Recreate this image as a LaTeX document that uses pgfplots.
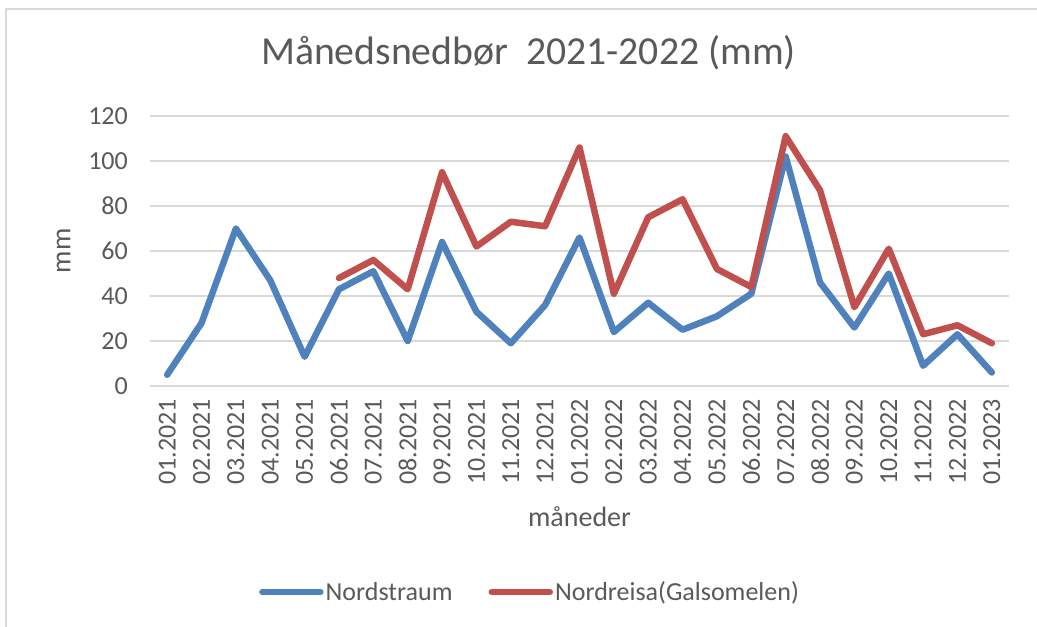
\documentclass[border=0pt]{standalone}
\usepackage{fontspec}
\setmainfont{Carlito}
\usepackage{pgfplots}
\pgfplotsset{compat=1.18}
\definecolor{txt}{HTML}{595959}
\definecolor{grd}{HTML}{D9D9D9}
\definecolor{sblue}{HTML}{4F81BD}
\definecolor{sred}{HTML}{C0504D}
\begin{document}
\begin{tikzpicture}
\useasboundingbox (0,0) rectangle (1037bp,627bp);
\draw[grd, line width=2bp] (6bp,-20bp) -- (6bp,618bp) -- (1060bp,618bp);
\begin{axis}[
  at={(150bp,241bp)}, anchor=south west, scale only axis,
  width=859bp, height=270bp,
  xmin=-0.5, xmax=24.5, ymin=0, ymax=120,
  xtick={0,...,24},
  xticklabels={01.2021,02.2021,03.2021,04.2021,05.2021,06.2021,07.2021,08.2021,09.2021,10.2021,11.2021,12.2021,01.2022,02.2022,03.2022,04.2022,05.2022,06.2022,07.2022,08.2022,09.2022,10.2022,11.2022,12.2022,01.2023},
  ytick={0,20,...,120},
  ymajorgrids, grid style={grd, line width=2bp},
  axis line style={draw=none}, major tick length=0pt,
  tick label style={font=\fontsize{26bp}{30bp}\selectfont, text=txt},
  /pgf/number format/assume math mode=true,
  yticklabel style={anchor=east, inner sep=0pt},
  yticklabel shift=22bp,
  xticklabel style={rotate=90, anchor=east, inner sep=0pt},
  xticklabel shift=13bp,
  xlabel={måneder}, ylabel={mm},
  label style={font=\fontsize{28bp}{32bp}\selectfont, text=txt},
  xlabel style={at={(axis description cs:0.5,-0.485)}, anchor=center},
  ylabel style={at={(axis description cs:-0.1007,0.5)}, anchor=center},
  title={Månedsnedbør\hspace{0.45em}2021-2022 (mm)},
  title style={at={(axis description cs:0.4406,1.212)}, anchor=center, font=\fontsize{39.7bp}{46bp}\selectfont, text=txt},
  legend style={at={(axis description cs:0.4424,-0.763)}, anchor=center, draw=none, fill=none,
    legend columns=-1, font=\fontsize{26bp}{30bp}\selectfont, text=txt,
    nodes={inner sep=2bp},
    /tikz/every even column/.append style={column sep=34bp}},
  legend image code/.code={\draw[#1, line cap=round] (0bp,0bp) -- (58bp,0bp);},
  every axis plot/.append style={line width=6.5bp, line join=round, line cap=round},
]
\addplot[sblue] coordinates {
(0,5) (1,28) (2,70) (3,47) (4,13) (5,43) (6,51) (7,20) (8,64) (9,33) (10,19) (11,36)
(12,66) (13,24) (14,37) (15,25) (16,31) (17,41) (18,102) (19,46) (20,26) (21,50) (22,9) (23,23) (24,6)};
\addlegendentry{Nordstraum}
\addplot[sred] coordinates {
(5,48) (6,56) (7,43) (8,95) (9,62) (10,73) (11,71)
(12,106) (13,41) (14,75) (15,83) (16,52) (17,44) (18,111) (19,87) (20,35) (21,61) (22,23) (23,27) (24,19)};
\addlegendentry{Nordreisa(Galsomelen)}
\end{axis}
\end{tikzpicture}
\end{document}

Goal: Tally the lines in the listing that hold "image" and report the number alone.

Exercise response: 2